Source material:
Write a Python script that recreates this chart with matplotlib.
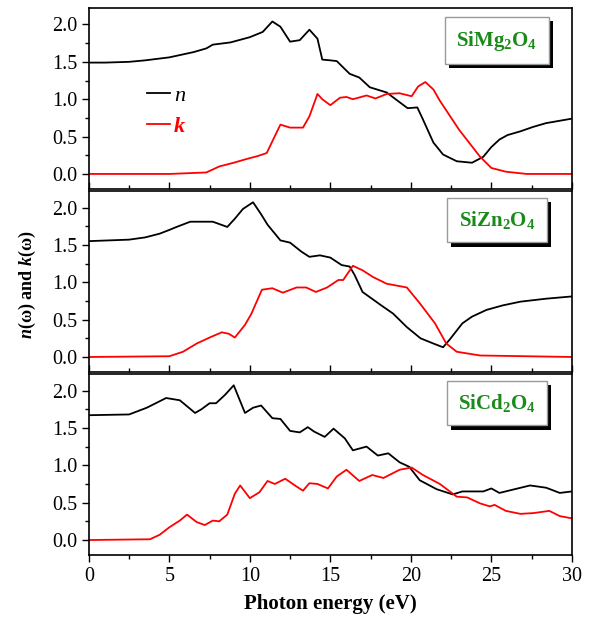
import numpy as np
import matplotlib.pyplot as plt
from matplotlib.ticker import MultipleLocator
import matplotlib.patheffects as pe

plt.rcParams['font.family'] = ['Liberation Serif', 'DejaVu Serif']
plt.rcParams['mathtext.fontset'] = 'custom'
plt.rcParams['mathtext.rm'] = 'Liberation Serif:bold'
plt.rcParams['mathtext.it'] = 'Liberation Serif:italic:bold'
plt.rcParams['mathtext.bf'] = 'Liberation Serif:bold'

# ---- SiMg2O4 ----
e_mg_n = [0, 1.0, 2.5, 3.5, 5.0, 6.5, 7.3, 7.7, 8.8, 10.0, 10.8, 11.1, 11.4, 11.9, 12.5, 13.1,
          13.7, 14.2, 14.5, 15.0, 15.4, 16.2, 16.8, 17.45, 18.5, 19.3, 19.8, 20.4, 20.75,
          21.4, 22.0, 22.85, 23.8, 24.5, 25.0, 25.5, 26.0, 26.8, 27.6, 28.4, 29.2, 30]
mg_n = [1.49, 1.49, 1.50, 1.52, 1.56, 1.63, 1.68, 1.73, 1.76, 1.83, 1.90, 1.97, 2.04, 1.97, 1.77, 1.79,
        1.93, 1.81, 1.53, 1.52, 1.51, 1.34, 1.29, 1.16, 1.09, 0.96, 0.88, 0.89, 0.73,
        0.42, 0.26, 0.17, 0.15, 0.23, 0.36, 0.46, 0.52, 0.57, 0.63, 0.68, 0.71, 0.74]
e_mg_k = [0, 5.0, 7.3, 8.1, 9.0, 9.8, 10.5, 11.05, 11.45, 11.9, 12.5, 13.3, 13.7, 14.2, 14.5,
          15.0, 15.6, 16.0, 16.4, 17.25, 17.8, 18.5, 19.3, 20.05, 20.45, 20.9, 21.4, 21.8,
          23.0, 24.3, 25.0, 25.9, 27.2, 30]
mg_k = [0, 0, 0.02, 0.10, 0.15, 0.20, 0.24, 0.28, 0.46, 0.66, 0.62, 0.62, 0.77, 1.07, 1.00,
        0.92, 1.02, 1.03, 1.00, 1.05, 1.01, 1.07, 1.08, 1.04, 1.17, 1.23, 1.13, 0.98,
        0.59, 0.23, 0.08, 0.03, 0.0, 0.0]

# ---- SiZn2O4 ----
e_zn_n = [0, 2.5, 3.5, 4.4, 5.0, 5.45, 6.3, 7.7, 8.6, 9.07, 9.57, 10.2, 10.7, 11.1, 11.9, 12.5, 13.2,
          13.7, 14.35, 15.0, 15.7, 16.2, 16.5, 17.0, 18.1, 18.9, 19.75, 20.6, 21.4, 22.0,
          22.4, 23.2, 23.8, 24.7, 25.7, 26.8, 28.4, 30]
zn_n = [1.55, 1.57, 1.60, 1.65, 1.70, 1.74, 1.81, 1.81, 1.74, 1.85, 1.98, 2.07, 1.91, 1.77, 1.56, 1.53, 1.41,
        1.34, 1.36, 1.33, 1.23, 1.21, 1.10, 0.87, 0.70, 0.58, 0.40, 0.25, 0.18, 0.13,
        0.23, 0.45, 0.54, 0.63, 0.69, 0.74, 0.78, 0.81]
e_zn_k = [0, 5.0, 5.85, 6.7, 7.5, 8.26, 8.7, 9.07, 9.7, 10.1, 10.75, 11.4, 12.05, 12.9, 13.5,
          14.1, 14.8, 15.5, 15.8, 16.4, 17.0, 17.65, 18.5, 19.75, 20.55, 21.5, 22.2, 22.85,
          24.3, 30]
zn_k = [0, 0.01, 0.07, 0.18, 0.26, 0.33, 0.31, 0.26, 0.43, 0.58, 0.90, 0.92, 0.86, 0.93, 0.93,
        0.87, 0.93, 1.03, 1.03, 1.22, 1.16, 1.07, 0.98, 0.93, 0.72, 0.45, 0.18, 0.07,
        0.02, 0.0]

# ---- SiCd2O4 ----
e_cd_n = [0, 2.5, 3.6, 4.8, 5.65, 6.1, 6.6, 7.0, 7.5, 7.9, 8.45, 9.0, 9.7, 10.2, 10.7, 11.4,
          11.9, 12.5, 13.1, 13.6, 14.0, 14.65, 15.2, 15.9, 16.4, 17.25, 17.95, 18.6, 19.3,
          19.9, 20.55, 21.6, 22.6, 23.2, 24.5, 25.0, 25.5, 27.4, 28.4, 29.25, 30]
cd_n = [1.67, 1.68, 1.77, 1.90, 1.87, 1.79, 1.70, 1.75, 1.83, 1.83, 1.94, 2.07, 1.70, 1.77, 1.80, 1.63,
        1.62, 1.46, 1.44, 1.51, 1.45, 1.38, 1.49, 1.36, 1.20, 1.25, 1.13, 1.16, 1.04,
        0.98, 0.80, 0.68, 0.61, 0.65, 0.65, 0.69, 0.63, 0.73, 0.70, 0.63, 0.65]
e_cd_k = [0, 3.8, 4.4, 5.0, 5.65, 6.1, 6.7, 7.2, 7.7, 8.1, 8.6, 9.07, 9.4, 10.0, 10.6, 11.1,
          11.55, 12.2, 12.8, 13.3, 13.7, 14.2, 14.85, 15.4, 16.0, 16.8, 17.6, 18.3, 19.3,
          20.05, 20.75, 21.8, 22.85, 23.5, 24.3, 24.9, 25.2, 25.9, 26.8, 27.6, 28.6, 29.25, 30]
cd_k = [0, 0.01, 0.07, 0.17, 0.26, 0.34, 0.24, 0.20, 0.26, 0.25, 0.34, 0.62, 0.73, 0.56, 0.64, 0.79,
        0.75, 0.82, 0.73, 0.66, 0.76, 0.75, 0.69, 0.85, 0.94, 0.79, 0.87, 0.83, 0.94,
        0.97, 0.87, 0.75, 0.58, 0.57, 0.49, 0.45, 0.47, 0.39, 0.35, 0.36, 0.39, 0.32, 0.29]

panels = [
    (r'SiMg$_2$O$_4$', e_mg_n, mg_n, e_mg_k, mg_k),
    (r'SiZn$_2$O$_4$', e_zn_n, zn_n, e_zn_k, zn_k),
    (r'SiCd$_2$O$_4$', e_cd_n, cd_n, e_cd_k, cd_k),
]

fig, axes = plt.subplots(3, 1, figsize=(5.92, 6.18), dpi=100, sharex=True)
fig.subplots_adjust(left=0.150, right=0.966, top=0.987, bottom=0.102, hspace=0.012)

for i, (ax, (name, en, n, ek, k)) in enumerate(zip(axes, panels)):
    ln_n, = ax.plot(en, n, color='black', lw=1.3, label='n')
    ln_k, = ax.plot(ek, k, color='red', lw=1.3, label='k')
    ax.set_xlim(0, 30)
    ax.set_ylim(-0.2, 2.22)
    ax.xaxis.set_major_locator(MultipleLocator(5))
    ax.xaxis.set_minor_locator(MultipleLocator(2.5))
    ax.yaxis.set_major_locator(MultipleLocator(0.5))
    ax.yaxis.set_minor_locator(MultipleLocator(0.25))
    ax.tick_params(axis='y', which='major', direction='out', length=5, width=1, labelsize=14.5)
    ax.tick_params(axis='y', which='minor', direction='out', length=3, width=1)
    xdir = 'out' if i == 2 else 'in'
    ax.tick_params(axis='x', which='major', direction=xdir, length=5, width=1, labelsize=14.5)
    ax.tick_params(axis='x', which='minor', direction=xdir, length=3, width=1)
    for s in ax.spines.values():
        s.set_linewidth(1.2)

    t = ax.text(0.845, 0.82 if i == 0 else 0.84, name, transform=ax.transAxes,
                ha='center', va='center', fontsize=15, fontweight='bold', color='#1a8a1a',
                bbox=dict(boxstyle='square,pad=0.55', fc='white', ec='#999999', lw=1))
    t.get_bbox_patch().set_path_effects([
        pe.SimplePatchShadow(offset=(3, -3), shadow_rgbFace='black', alpha=1.0),
        pe.Normal()])

    if i == 0:
        leg = ax.legend(handles=[ln_n, ln_k], loc='center left', bbox_to_anchor=(0.08, 0.43),
                        frameon=False, handlelength=1.0, handletextpad=0.2,
                        labelspacing=0.5, fontsize=16)
        leg.get_texts()[0].set_fontstyle('italic')
        leg.get_texts()[1].set_fontstyle('italic')
        leg.get_texts()[1].set_fontweight('bold')
        leg.get_texts()[1].set_color('red')

axes[2].set_xlabel('Photon energy (eV)', fontsize=15, fontweight='bold', labelpad=6)
fig.text(0.046, 0.54, r'$n$(ω) and $k$(ω)', rotation=90, ha='center', va='center',
         fontsize=13, fontweight='bold')

fig.savefig('out.png', dpi=100)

Requirement:
Copy nothing but the lines from the top of the material through the line holding "0.59, 0.23, 0.08, 0.03, 0.0, 0.0]", exactly as written; omit pictures.

Response to the task:
Write a Python script that recreates this chart with matplotlib.
import numpy as np
import matplotlib.pyplot as plt
from matplotlib.ticker import MultipleLocator
import matplotlib.patheffects as pe

plt.rcParams['font.family'] = ['Liberation Serif', 'DejaVu Serif']
plt.rcParams['mathtext.fontset'] = 'custom'
plt.rcParams['mathtext.rm'] = 'Liberation Serif:bold'
plt.rcParams['mathtext.it'] = 'Liberation Serif:italic:bold'
plt.rcParams['mathtext.bf'] = 'Liberation Serif:bold'

# ---- SiMg2O4 ----
e_mg_n = [0, 1.0, 2.5, 3.5, 5.0, 6.5, 7.3, 7.7, 8.8, 10.0, 10.8, 11.1, 11.4, 11.9, 12.5, 13.1,
          13.7, 14.2, 14.5, 15.0, 15.4, 16.2, 16.8, 17.45, 18.5, 19.3, 19.8, 20.4, 20.75,
          21.4, 22.0, 22.85, 23.8, 24.5, 25.0, 25.5, 26.0, 26.8, 27.6, 28.4, 29.2, 30]
mg_n = [1.49, 1.49, 1.50, 1.52, 1.56, 1.63, 1.68, 1.73, 1.76, 1.83, 1.90, 1.97, 2.04, 1.97, 1.77, 1.79,
        1.93, 1.81, 1.53, 1.52, 1.51, 1.34, 1.29, 1.16, 1.09, 0.96, 0.88, 0.89, 0.73,
        0.42, 0.26, 0.17, 0.15, 0.23, 0.36, 0.46, 0.52, 0.57, 0.63, 0.68, 0.71, 0.74]
e_mg_k = [0, 5.0, 7.3, 8.1, 9.0, 9.8, 10.5, 11.05, 11.45, 11.9, 12.5, 13.3, 13.7, 14.2, 14.5,
          15.0, 15.6, 16.0, 16.4, 17.25, 17.8, 18.5, 19.3, 20.05, 20.45, 20.9, 21.4, 21.8,
          23.0, 24.3, 25.0, 25.9, 27.2, 30]
mg_k = [0, 0, 0.02, 0.10, 0.15, 0.20, 0.24, 0.28, 0.46, 0.66, 0.62, 0.62, 0.77, 1.07, 1.00,
        0.92, 1.02, 1.03, 1.00, 1.05, 1.01, 1.07, 1.08, 1.04, 1.17, 1.23, 1.13, 0.98,
        0.59, 0.23, 0.08, 0.03, 0.0, 0.0]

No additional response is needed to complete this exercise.